═══ ITEMS

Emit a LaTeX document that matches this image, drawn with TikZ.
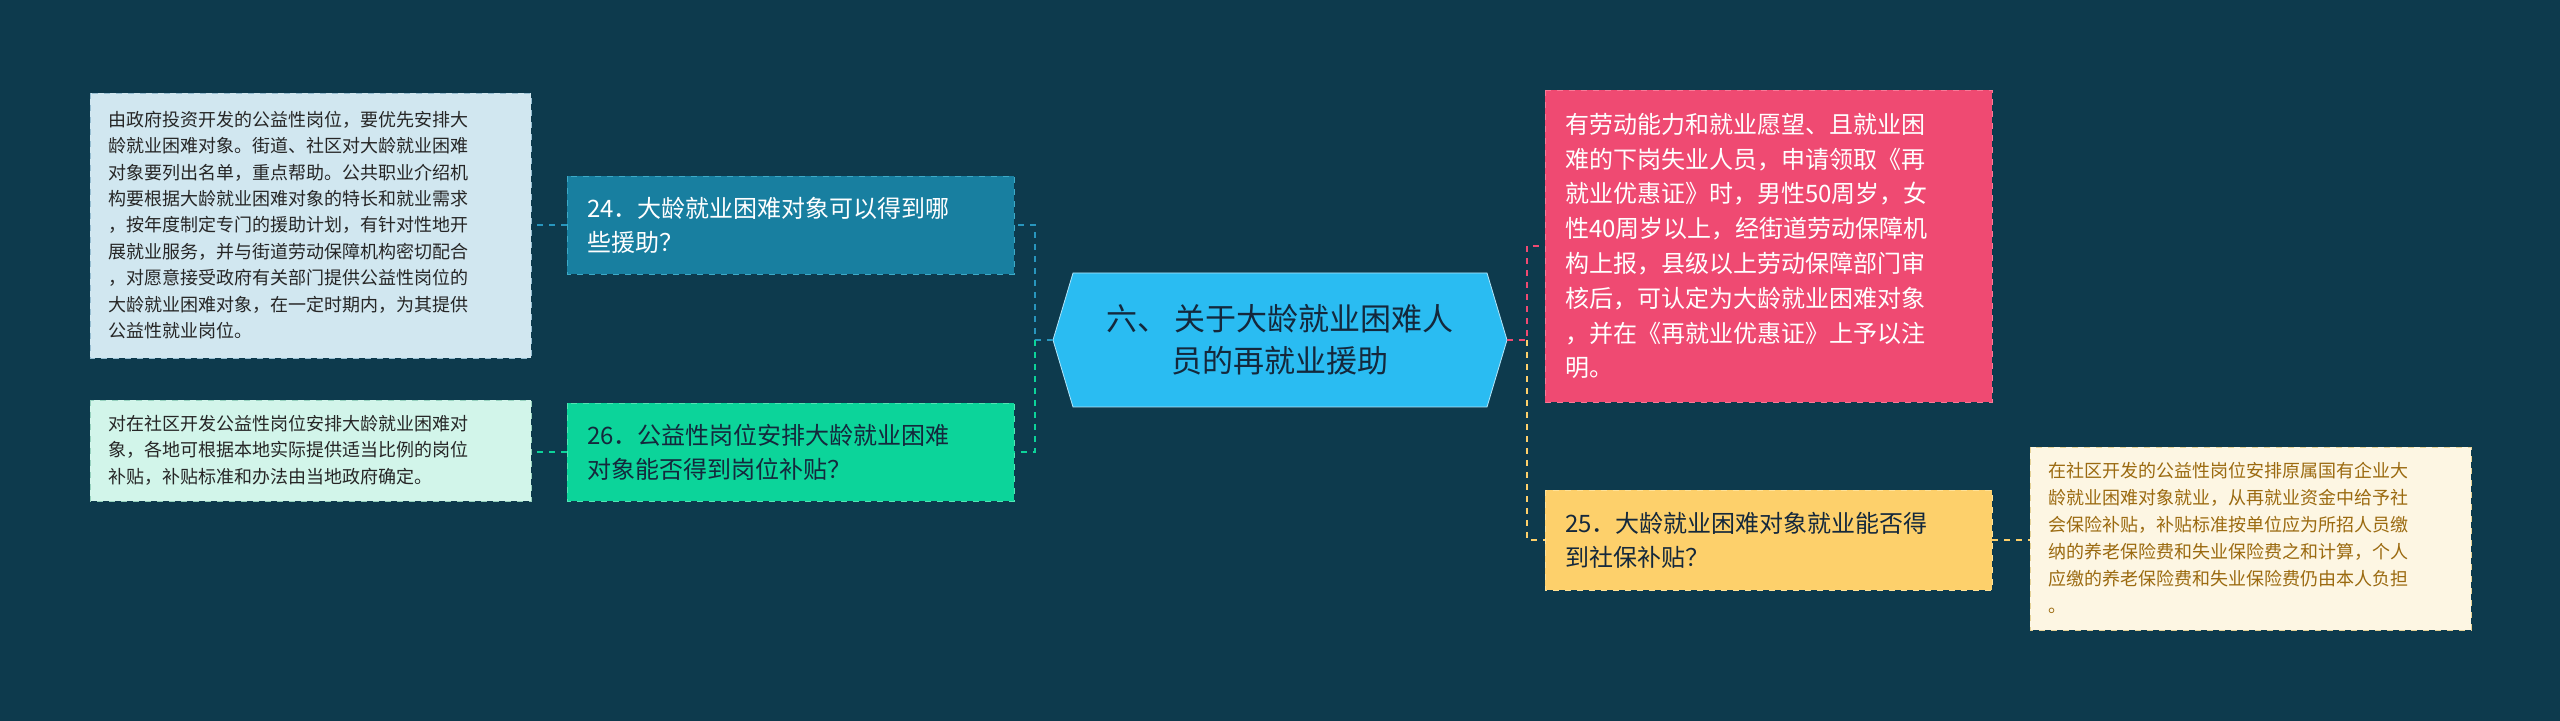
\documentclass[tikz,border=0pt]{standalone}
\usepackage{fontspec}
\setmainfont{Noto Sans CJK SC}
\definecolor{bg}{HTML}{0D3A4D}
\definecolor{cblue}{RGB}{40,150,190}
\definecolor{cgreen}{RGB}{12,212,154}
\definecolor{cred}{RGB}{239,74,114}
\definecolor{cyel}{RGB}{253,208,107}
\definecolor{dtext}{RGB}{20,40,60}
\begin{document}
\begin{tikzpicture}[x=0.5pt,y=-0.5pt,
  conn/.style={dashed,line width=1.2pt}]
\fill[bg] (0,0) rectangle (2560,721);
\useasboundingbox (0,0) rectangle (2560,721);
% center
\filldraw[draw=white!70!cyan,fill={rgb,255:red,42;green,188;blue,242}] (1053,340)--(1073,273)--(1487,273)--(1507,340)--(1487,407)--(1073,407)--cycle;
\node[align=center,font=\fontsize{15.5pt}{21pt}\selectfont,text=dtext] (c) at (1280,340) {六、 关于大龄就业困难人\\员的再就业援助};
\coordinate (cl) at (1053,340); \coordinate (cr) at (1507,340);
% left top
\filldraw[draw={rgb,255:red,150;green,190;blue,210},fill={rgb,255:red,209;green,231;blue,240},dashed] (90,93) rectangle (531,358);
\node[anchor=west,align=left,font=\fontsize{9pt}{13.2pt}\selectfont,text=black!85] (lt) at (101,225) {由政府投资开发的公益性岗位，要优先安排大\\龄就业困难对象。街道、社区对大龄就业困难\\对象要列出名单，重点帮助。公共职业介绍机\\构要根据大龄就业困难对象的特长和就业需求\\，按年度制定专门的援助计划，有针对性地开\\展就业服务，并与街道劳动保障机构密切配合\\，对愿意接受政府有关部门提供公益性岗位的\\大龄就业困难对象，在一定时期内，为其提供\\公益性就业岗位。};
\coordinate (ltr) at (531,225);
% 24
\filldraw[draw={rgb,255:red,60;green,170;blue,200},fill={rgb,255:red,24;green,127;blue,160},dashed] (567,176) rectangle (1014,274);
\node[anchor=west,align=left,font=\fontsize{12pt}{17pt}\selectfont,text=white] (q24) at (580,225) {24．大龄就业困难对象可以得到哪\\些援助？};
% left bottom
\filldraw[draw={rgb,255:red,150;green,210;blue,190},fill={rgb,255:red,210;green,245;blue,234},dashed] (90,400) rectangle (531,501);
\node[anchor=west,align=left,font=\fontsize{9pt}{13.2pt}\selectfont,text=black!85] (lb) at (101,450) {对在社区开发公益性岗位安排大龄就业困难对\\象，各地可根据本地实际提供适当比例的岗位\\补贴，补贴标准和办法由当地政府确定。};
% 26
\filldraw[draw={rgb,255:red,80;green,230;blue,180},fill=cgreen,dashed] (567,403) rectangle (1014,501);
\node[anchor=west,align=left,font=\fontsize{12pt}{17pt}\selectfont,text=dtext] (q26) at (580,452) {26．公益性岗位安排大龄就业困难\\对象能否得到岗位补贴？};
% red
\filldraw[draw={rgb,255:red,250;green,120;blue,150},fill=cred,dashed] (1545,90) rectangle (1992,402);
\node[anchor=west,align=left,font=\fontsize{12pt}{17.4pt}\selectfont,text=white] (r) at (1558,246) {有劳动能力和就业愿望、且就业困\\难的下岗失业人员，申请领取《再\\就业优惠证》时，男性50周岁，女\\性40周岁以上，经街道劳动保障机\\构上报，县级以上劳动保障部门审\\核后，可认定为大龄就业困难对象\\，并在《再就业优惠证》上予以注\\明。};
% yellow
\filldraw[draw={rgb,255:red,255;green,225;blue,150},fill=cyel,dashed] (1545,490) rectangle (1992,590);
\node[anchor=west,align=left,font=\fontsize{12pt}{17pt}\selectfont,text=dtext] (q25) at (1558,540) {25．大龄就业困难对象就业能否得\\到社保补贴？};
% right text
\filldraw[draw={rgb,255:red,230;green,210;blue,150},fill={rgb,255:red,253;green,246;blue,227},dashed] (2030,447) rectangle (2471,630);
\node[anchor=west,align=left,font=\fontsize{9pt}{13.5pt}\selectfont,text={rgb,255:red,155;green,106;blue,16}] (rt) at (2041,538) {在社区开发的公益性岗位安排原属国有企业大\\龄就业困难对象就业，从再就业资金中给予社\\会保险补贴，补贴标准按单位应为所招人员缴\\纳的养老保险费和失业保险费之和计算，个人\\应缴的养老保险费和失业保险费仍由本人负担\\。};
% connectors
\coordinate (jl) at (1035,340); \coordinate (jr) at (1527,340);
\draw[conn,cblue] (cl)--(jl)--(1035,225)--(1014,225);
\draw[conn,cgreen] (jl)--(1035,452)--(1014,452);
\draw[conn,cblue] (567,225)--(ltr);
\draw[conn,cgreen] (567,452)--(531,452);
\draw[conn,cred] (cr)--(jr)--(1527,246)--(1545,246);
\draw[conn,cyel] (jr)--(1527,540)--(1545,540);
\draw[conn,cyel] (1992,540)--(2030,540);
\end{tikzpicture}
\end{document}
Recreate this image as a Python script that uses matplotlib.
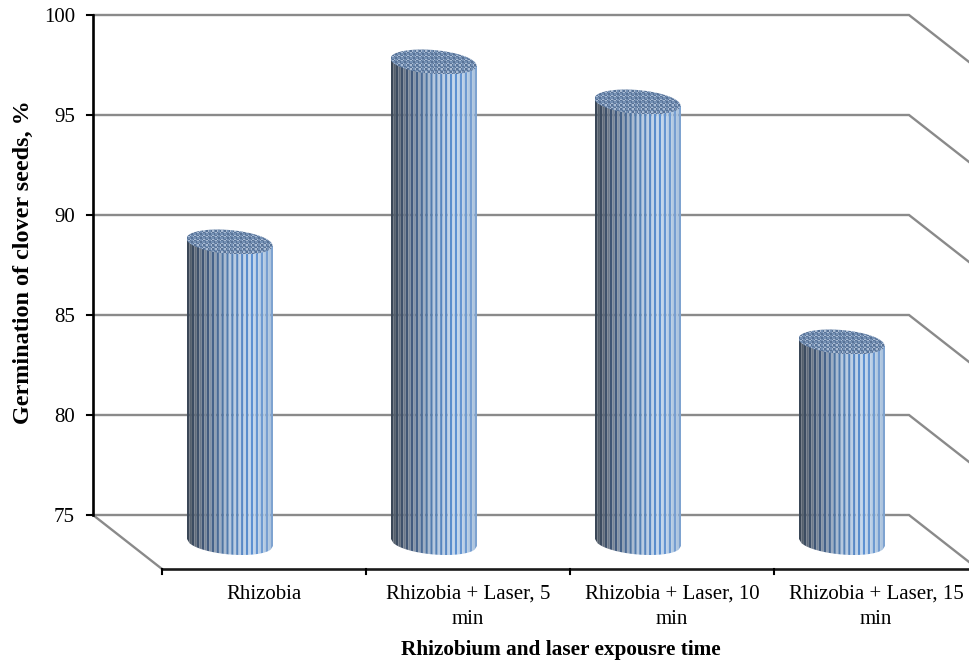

══════

_EXERCISE PROMPT_
Transcribe the records above exactly, leaving out every picture.

_RESPONSE BELOW_
Emit a LaTeX document that matches this image, drawn with TikZ.
\documentclass[tikz,border=0pt]{standalone}
\usepackage{fontspec}
\setmainfont{Noto Sans CJK SC}
\definecolor{bg}{HTML}{0D3A4D}
\definecolor{cblue}{RGB}{40,150,190}
\definecolor{cgreen}{RGB}{12,212,154}
\definecolor{cred}{RGB}{239,74,114}
\definecolor{cyel}{RGB}{253,208,107}
\definecolor{dtext}{RGB}{20,40,60}
\begin{document}
\begin{tikzpicture}[x=0.5pt,y=-0.5pt,
  conn/.style={dashed,line width=1.2pt}]
\fill[bg] (0,0) rectangle (2560,721);
\useasboundingbox (0,0) rectangle (2560,721);
% center
\filldraw[draw=white!70!cyan,fill={rgb,255:red,42;green,188;blue,242}] (1053,340)--(1073,273)--(1487,273)--(1507,340)--(1487,407)--(1073,407)--cycle;
\node[align=center,font=\fontsize{15.5pt}{21pt}\selectfont,text=dtext] (c) at (1280,340) {六、 关于大龄就业困难人\\员的再就业援助};
\coordinate (cl) at (1053,340); \coordinate (cr) at (1507,340);
% left top
\filldraw[draw={rgb,255:red,150;green,190;blue,210},fill={rgb,255:red,209;green,231;blue,240},dashed] (90,93) rectangle (531,358);
\node[anchor=west,align=left,font=\fontsize{9pt}{13.2pt}\selectfont,text=black!85] (lt) at (101,225) {由政府投资开发的公益性岗位，要优先安排大\\龄就业困难对象。街道、社区对大龄就业困难\\对象要列出名单，重点帮助。公共职业介绍机\\构要根据大龄就业困难对象的特长和就业需求\\，按年度制定专门的援助计划，有针对性地开\\展就业服务，并与街道劳动保障机构密切配合\\，对愿意接受政府有关部门提供公益性岗位的\\大龄就业困难对象，在一定时期内，为其提供\\公益性就业岗位。};
\coordinate (ltr) at (531,225);
% 24
\filldraw[draw={rgb,255:red,60;green,170;blue,200},fill={rgb,255:red,24;green,127;blue,160},dashed] (567,176) rectangle (1014,274);
\node[anchor=west,align=left,font=\fontsize{12pt}{17pt}\selectfont,text=white] (q24) at (580,225) {24．大龄就业困难对象可以得到哪\\些援助？};
% left bottom
\filldraw[draw={rgb,255:red,150;green,210;blue,190},fill={rgb,255:red,210;green,245;blue,234},dashed] (90,400) rectangle (531,501);
\node[anchor=west,align=left,font=\fontsize{9pt}{13.2pt}\selectfont,text=black!85] (lb) at (101,450) {对在社区开发公益性岗位安排大龄就业困难对\\象，各地可根据本地实际提供适当比例的岗位\\补贴，补贴标准和办法由当地政府确定。};
% 26
\filldraw[draw={rgb,255:red,80;green,230;blue,180},fill=cgreen,dashed] (567,403) rectangle (1014,501);
\node[anchor=west,align=left,font=\fontsize{12pt}{17pt}\selectfont,text=dtext] (q26) at (580,452) {26．公益性岗位安排大龄就业困难\\对象能否得到岗位补贴？};
% red
\filldraw[draw={rgb,255:red,250;green,120;blue,150},fill=cred,dashed] (1545,90) rectangle (1992,402);
\node[anchor=west,align=left,font=\fontsize{12pt}{17.4pt}\selectfont,text=white] (r) at (1558,246) {有劳动能力和就业愿望、且就业困\\难的下岗失业人员，申请领取《再\\就业优惠证》时，男性50周岁，女\\性40周岁以上，经街道劳动保障机\\构上报，县级以上劳动保障部门审\\核后，可认定为大龄就业困难对象\\，并在《再就业优惠证》上予以注\\明。};
% yellow
\filldraw[draw={rgb,255:red,255;green,225;blue,150},fill=cyel,dashed] (1545,490) rectangle (1992,590);
\node[anchor=west,align=left,font=\fontsize{12pt}{17pt}\selectfont,text=dtext] (q25) at (1558,540) {25．大龄就业困难对象就业能否得\\到社保补贴？};
% right text
\filldraw[draw={rgb,255:red,230;green,210;blue,150},fill={rgb,255:red,253;green,246;blue,227},dashed] (2030,447) rectangle (2471,630);
\node[anchor=west,align=left,font=\fontsize{9pt}{13.5pt}\selectfont,text={rgb,255:red,155;green,106;blue,16}] (rt) at (2041,538) {在社区开发的公益性岗位安排原属国有企业大\\龄就业困难对象就业，从再就业资金中给予社\\会保险补贴，补贴标准按单位应为所招人员缴\\纳的养老保险费和失业保险费之和计算，个人\\应缴的养老保险费和失业保险费仍由本人负担\\。};
% connectors
\coordinate (jl) at (1035,340); \coordinate (jr) at (1527,340);
\draw[conn,cblue] (cl)--(jl)--(1035,225)--(1014,225);
\draw[conn,cgreen] (jl)--(1035,452)--(1014,452);
\draw[conn,cblue] (567,225)--(ltr);
\draw[conn,cgreen] (567,452)--(531,452);
\draw[conn,cred] (cr)--(jr)--(1527,246)--(1545,246);
\draw[conn,cyel] (jr)--(1527,540)--(1545,540);
\draw[conn,cyel] (1992,540)--(2030,540);
\end{tikzpicture}
\end{document}
Recreate this image as a Python script that uses matplotlib.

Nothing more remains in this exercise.